#### Task details
Copy the listing verbatim, excluding any images found in it.

#### Information supplied
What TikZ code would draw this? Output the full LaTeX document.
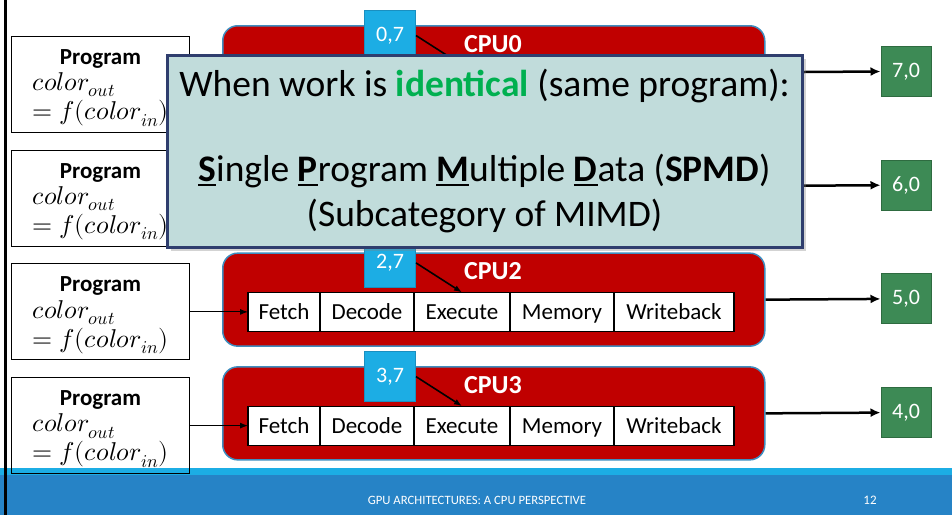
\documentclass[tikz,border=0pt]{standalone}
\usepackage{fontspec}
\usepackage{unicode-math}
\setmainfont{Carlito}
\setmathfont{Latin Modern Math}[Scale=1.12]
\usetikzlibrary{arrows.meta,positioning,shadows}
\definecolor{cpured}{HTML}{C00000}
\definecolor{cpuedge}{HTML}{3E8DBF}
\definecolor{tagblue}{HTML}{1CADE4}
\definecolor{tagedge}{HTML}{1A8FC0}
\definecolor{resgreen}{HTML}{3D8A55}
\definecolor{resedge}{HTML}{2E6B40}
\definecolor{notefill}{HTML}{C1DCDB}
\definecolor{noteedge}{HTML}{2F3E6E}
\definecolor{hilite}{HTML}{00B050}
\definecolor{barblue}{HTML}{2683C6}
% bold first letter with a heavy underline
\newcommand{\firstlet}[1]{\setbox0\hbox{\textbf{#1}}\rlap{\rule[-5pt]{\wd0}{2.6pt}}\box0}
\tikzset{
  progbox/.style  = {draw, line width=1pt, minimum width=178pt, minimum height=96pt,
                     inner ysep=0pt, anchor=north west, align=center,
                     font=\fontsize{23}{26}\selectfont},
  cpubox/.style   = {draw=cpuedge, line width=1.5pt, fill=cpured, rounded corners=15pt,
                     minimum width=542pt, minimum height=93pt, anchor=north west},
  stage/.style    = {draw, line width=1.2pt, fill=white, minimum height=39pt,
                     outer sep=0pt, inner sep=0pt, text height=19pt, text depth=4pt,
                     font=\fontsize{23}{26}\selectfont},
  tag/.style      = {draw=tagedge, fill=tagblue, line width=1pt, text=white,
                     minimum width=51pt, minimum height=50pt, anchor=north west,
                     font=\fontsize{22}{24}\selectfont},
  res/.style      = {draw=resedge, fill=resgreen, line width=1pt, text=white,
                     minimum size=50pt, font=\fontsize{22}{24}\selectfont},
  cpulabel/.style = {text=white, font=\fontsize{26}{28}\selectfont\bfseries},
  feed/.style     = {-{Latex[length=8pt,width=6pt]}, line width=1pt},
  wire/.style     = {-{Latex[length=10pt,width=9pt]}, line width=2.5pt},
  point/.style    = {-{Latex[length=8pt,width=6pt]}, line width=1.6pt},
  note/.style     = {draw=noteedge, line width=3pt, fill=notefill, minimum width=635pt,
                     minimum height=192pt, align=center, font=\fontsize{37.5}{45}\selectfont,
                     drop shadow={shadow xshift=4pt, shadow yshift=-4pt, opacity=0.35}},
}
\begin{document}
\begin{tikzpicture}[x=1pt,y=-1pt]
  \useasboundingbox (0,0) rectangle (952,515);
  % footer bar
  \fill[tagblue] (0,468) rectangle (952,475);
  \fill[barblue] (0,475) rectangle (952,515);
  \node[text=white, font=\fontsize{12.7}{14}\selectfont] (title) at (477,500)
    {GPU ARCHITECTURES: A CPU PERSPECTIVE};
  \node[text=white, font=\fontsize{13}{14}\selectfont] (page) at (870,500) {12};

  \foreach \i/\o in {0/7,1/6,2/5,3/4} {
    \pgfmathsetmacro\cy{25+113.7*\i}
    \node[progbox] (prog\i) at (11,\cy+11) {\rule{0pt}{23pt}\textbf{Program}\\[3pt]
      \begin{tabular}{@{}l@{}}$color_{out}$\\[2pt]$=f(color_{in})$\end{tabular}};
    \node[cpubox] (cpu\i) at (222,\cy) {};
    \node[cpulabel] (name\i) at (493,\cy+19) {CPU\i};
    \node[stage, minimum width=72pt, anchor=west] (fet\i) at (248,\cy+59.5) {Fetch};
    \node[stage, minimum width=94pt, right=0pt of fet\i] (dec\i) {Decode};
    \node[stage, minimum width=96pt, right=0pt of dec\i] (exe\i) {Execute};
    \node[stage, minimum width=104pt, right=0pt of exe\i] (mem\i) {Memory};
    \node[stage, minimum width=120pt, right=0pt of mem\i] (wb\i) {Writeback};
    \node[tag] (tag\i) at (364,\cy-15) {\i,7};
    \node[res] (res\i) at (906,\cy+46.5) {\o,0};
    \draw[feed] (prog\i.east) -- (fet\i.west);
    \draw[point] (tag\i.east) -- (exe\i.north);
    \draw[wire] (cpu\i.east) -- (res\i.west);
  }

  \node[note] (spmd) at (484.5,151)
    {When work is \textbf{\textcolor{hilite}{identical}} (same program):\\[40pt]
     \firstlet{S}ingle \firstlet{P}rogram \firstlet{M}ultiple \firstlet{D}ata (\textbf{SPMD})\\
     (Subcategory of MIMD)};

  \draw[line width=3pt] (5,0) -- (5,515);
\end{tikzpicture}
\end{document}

#### The result
What TikZ code would draw this? Output the full LaTeX document.
\documentclass[tikz,border=0pt]{standalone}
\usepackage{fontspec}
\usepackage{unicode-math}
\setmainfont{Carlito}
\setmathfont{Latin Modern Math}[Scale=1.12]
\usetikzlibrary{arrows.meta,positioning,shadows}
\definecolor{cpured}{HTML}{C00000}
\definecolor{cpuedge}{HTML}{3E8DBF}
\definecolor{tagblue}{HTML}{1CADE4}
\definecolor{tagedge}{HTML}{1A8FC0}
\definecolor{resgreen}{HTML}{3D8A55}
\definecolor{resedge}{HTML}{2E6B40}
\definecolor{notefill}{HTML}{C1DCDB}
\definecolor{noteedge}{HTML}{2F3E6E}
\definecolor{hilite}{HTML}{00B050}
\definecolor{barblue}{HTML}{2683C6}
% bold first letter with a heavy underline
\newcommand{\firstlet}[1]{\setbox0\hbox{\textbf{#1}}\rlap{\rule[-5pt]{\wd0}{2.6pt}}\box0}
\tikzset{
  progbox/.style  = {draw, line width=1pt, minimum width=178pt, minimum height=96pt,
                     inner ysep=0pt, anchor=north west, align=center,
                     font=\fontsize{23}{26}\selectfont},
  cpubox/.style   = {draw=cpuedge, line width=1.5pt, fill=cpured, rounded corners=15pt,
                     minimum width=542pt, minimum height=93pt, anchor=north west},
  stage/.style    = {draw, line width=1.2pt, fill=white, minimum height=39pt,
                     outer sep=0pt, inner sep=0pt, text height=19pt, text depth=4pt,
                     font=\fontsize{23}{26}\selectfont},
  tag/.style      = {draw=tagedge, fill=tagblue, line width=1pt, text=white,
                     minimum width=51pt, minimum height=50pt, anchor=north west,
                     font=\fontsize{22}{24}\selectfont},
  res/.style      = {draw=resedge, fill=resgreen, line width=1pt, text=white,
                     minimum size=50pt, font=\fontsize{22}{24}\selectfont},
  cpulabel/.style = {text=white, font=\fontsize{26}{28}\selectfont\bfseries},
  feed/.style     = {-{Latex[length=8pt,width=6pt]}, line width=1pt},
  wire/.style     = {-{Latex[length=10pt,width=9pt]}, line width=2.5pt},
  point/.style    = {-{Latex[length=8pt,width=6pt]}, line width=1.6pt},
  note/.style     = {draw=noteedge, line width=3pt, fill=notefill, minimum width=635pt,
                     minimum height=192pt, align=center, font=\fontsize{37.5}{45}\selectfont,
                     drop shadow={shadow xshift=4pt, shadow yshift=-4pt, opacity=0.35}},
}
\begin{document}
\begin{tikzpicture}[x=1pt,y=-1pt]
  \useasboundingbox (0,0) rectangle (952,515);
  % footer bar
  \fill[tagblue] (0,468) rectangle (952,475);
  \fill[barblue] (0,475) rectangle (952,515);
  \node[text=white, font=\fontsize{12.7}{14}\selectfont] (title) at (477,500)
    {GPU ARCHITECTURES: A CPU PERSPECTIVE};
  \node[text=white, font=\fontsize{13}{14}\selectfont] (page) at (870,500) {12};

  \foreach \i/\o in {0/7,1/6,2/5,3/4} {
    \pgfmathsetmacro\cy{25+113.7*\i}
    \node[progbox] (prog\i) at (11,\cy+11) {\rule{0pt}{23pt}\textbf{Program}\\[3pt]
      \begin{tabular}{@{}l@{}}$color_{out}$\\[2pt]$=f(color_{in})$\end{tabular}};
    \node[cpubox] (cpu\i) at (222,\cy) {};
    \node[cpulabel] (name\i) at (493,\cy+19) {CPU\i};
    \node[stage, minimum width=72pt, anchor=west] (fet\i) at (248,\cy+59.5) {Fetch};
    \node[stage, minimum width=94pt, right=0pt of fet\i] (dec\i) {Decode};
    \node[stage, minimum width=96pt, right=0pt of dec\i] (exe\i) {Execute};
    \node[stage, minimum width=104pt, right=0pt of exe\i] (mem\i) {Memory};
    \node[stage, minimum width=120pt, right=0pt of mem\i] (wb\i) {Writeback};
    \node[tag] (tag\i) at (364,\cy-15) {\i,7};
    \node[res] (res\i) at (906,\cy+46.5) {\o,0};
    \draw[feed] (prog\i.east) -- (fet\i.west);
    \draw[point] (tag\i.east) -- (exe\i.north);
    \draw[wire] (cpu\i.east) -- (res\i.west);
  }

  \node[note] (spmd) at (484.5,151)
    {When work is \textbf{\textcolor{hilite}{identical}} (same program):\\[40pt]
     \firstlet{S}ingle \firstlet{P}rogram \firstlet{M}ultiple \firstlet{D}ata (\textbf{SPMD})\\
     (Subcategory of MIMD)};

  \draw[line width=3pt] (5,0) -- (5,515);
\end{tikzpicture}
\end{document}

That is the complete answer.